Here I’ll throw out a hint for getting more precise weather information, especially about the altitudes of the cloud levels, visibility and so on. This can be critical to know whether you’ll have a view or whether you’ll be above or below the clouds at your chosen photo site.
Instead of going to a general weather website, like weatherunderground, try going to the National Weather Service’s Aviation Weather Center. Once on that site, the tabs in the left column that will interest you are “TAF”, which means Terminal Aerodrome Forecast (future weather conditions), and “METAR”, which means Meteorological Terminal Air Report (current observation). Once on the TAF/METAR page, be sure to select “Translated” to get the weather descriptions in plain English, otherwise you’ll get the hard-to-read code that the pilots use. Oh, and you’ll need to know he ICAO four-letter identifier of the airport nearest your area of interest (KBDU, for Boulder, CO, for instance) so simply click on the stations.txt link on the TAF/METAR page and scroll down or just Google the airport in question.

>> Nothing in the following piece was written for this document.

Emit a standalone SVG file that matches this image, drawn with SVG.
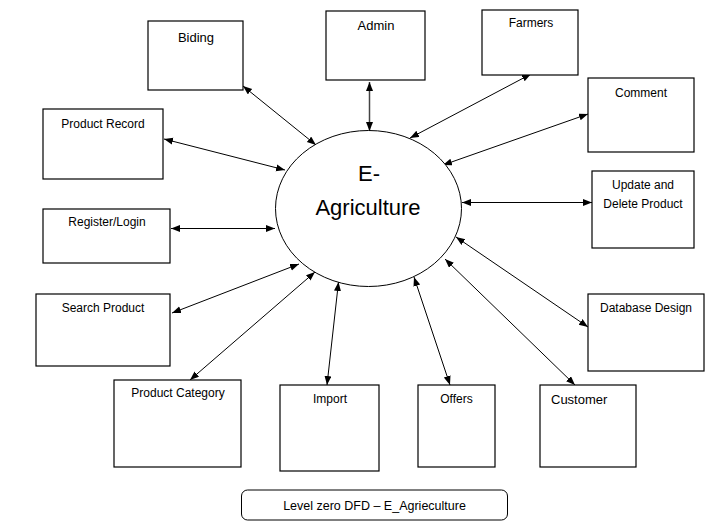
<svg xmlns="http://www.w3.org/2000/svg" width="725" height="525" viewBox="0 0 725 525">
<style>
.box{fill:#fff;stroke:#000;stroke-width:1.2}
.t{font-family:"Liberation Sans",Arial,sans-serif;font-size:12px;fill:#000;text-anchor:middle}
.t13{font-size:13px}
.big{font-family:"Liberation Sans",Arial,sans-serif;font-size:22px;fill:#000;text-anchor:middle}
.c{fill:none;stroke:#000;stroke-width:1;marker-start:url(#ah);marker-end:url(#ah)}
</style>
<defs>
<marker id="ah" markerUnits="userSpaceOnUse" markerWidth="10" markerHeight="8" refX="9" refY="3.5" orient="auto-start-reverse">
<path d="M0,0 L9,3.5 L0,7 z" fill="#000"/>
</marker>
</defs>
<rect width="725" height="525" fill="#fff"/>
<g id="connectors">
<line class="c" x1="243" y1="86" x2="316" y2="145"/>
<line class="c" x1="164" y1="139" x2="285" y2="170"/>
<line class="c" x1="171" y1="228.5" x2="275" y2="228.5"/>
<line class="c" x1="369.5" y1="82" x2="369.5" y2="131" style="stroke:#444;stroke-width:1.5"/>
<line class="c" x1="531" y1="74" x2="410" y2="138"/>
<line class="c" x1="588" y1="114" x2="443" y2="165"/>
<line class="c" x1="462" y1="202.5" x2="592" y2="202.5"/>
<line class="c" x1="456" y1="237" x2="588" y2="327"/>
<line class="c" x1="445" y1="259" x2="575" y2="385"/>
<line class="c" x1="414" y1="277" x2="450" y2="385"/>
<line class="c" x1="338.5" y1="282" x2="327" y2="385"/>
<line class="c" x1="315" y1="272" x2="190" y2="380"/>
<line class="c" x1="299" y1="264" x2="172" y2="313"/>
</g>
<g id="center">
<ellipse cx="368.5" cy="208.5" rx="93" ry="78" fill="#fff" stroke="#000" stroke-width="1"/>
<text class="big" x="369" y="181">E-</text>
<text class="big" x="368" y="215">Agriculture</text>
</g>
<g id="biding"><rect class="box" x="148" y="21" width="95" height="69"/><text class="t t13" x="196" y="42">Biding</text></g>
<g id="admin"><rect class="box" x="326" y="11" width="99" height="69"/><text class="t t13" x="376" y="30">Admin</text></g>
<g id="farmers"><rect class="box" x="482" y="10" width="96" height="65"/><text class="t" x="531" y="27">Farmers</text></g>
<g id="comment"><rect class="box" x="588" y="78" width="106" height="74"/><text class="t" x="641" y="97">Comment</text></g>
<g id="product-record"><rect class="box" x="43" y="109" width="120" height="70"/><text class="t" x="103" y="128">Product Record</text></g>
<g id="register-login"><rect class="box" x="43" y="209" width="127" height="54"/><text class="t" x="107" y="226">Register/Login</text></g>
<g id="update-delete"><rect class="box" x="592" y="171" width="102" height="77"/><text class="t" x="643" y="189">Update and</text><text class="t" x="643" y="208">Delete Product</text></g>
<g id="search-product"><rect class="box" x="36" y="294" width="134" height="72"/><text class="t" x="103" y="312">Search Product</text></g>
<g id="database-design"><rect class="box" x="588" y="294" width="116" height="77"/><text class="t" x="646" y="312">Database Design</text></g>
<g id="product-category"><rect class="box" x="114" y="380" width="127" height="87"/><text class="t" x="178" y="397">Product Category</text></g>
<g id="import"><rect class="box" x="280" y="385" width="99" height="86"/><text class="t" x="330" y="403">Import</text></g>
<g id="offers"><rect class="box" x="418" y="385" width="77" height="82"/><text class="t" x="456.5" y="403">Offers</text></g>
<g id="customer"><rect class="box" x="540" y="385" width="96" height="82"/><text class="t" x="551" y="404" style="text-anchor:start;font-size:13px">Customer</text></g>
<g id="caption"><rect x="241.5" y="490" width="266" height="30" rx="6" fill="#fff" stroke="#000" stroke-width="1"/><text class="t" x="374.5" y="510" style="font-size:12.5px">Level zero DFD – E_Agrieculture</text></g>
</svg>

After a few of these autumn bad weather photo shoots, I now completely understand and admire John Muir for climbing to the top of the highest pine tree around in the middle of a wild wind storm. It was a wonderful, if a bit unconventional, way to experience the power and beauty of the Earth at it’s most spectacular. I probably won’t be climbing any trees anytime soon, but you’ll definitely find me on a trail somewhere in the high country when the lenticulars start forming over the Rockies.
May you also have bad weather during your next landscape photography session!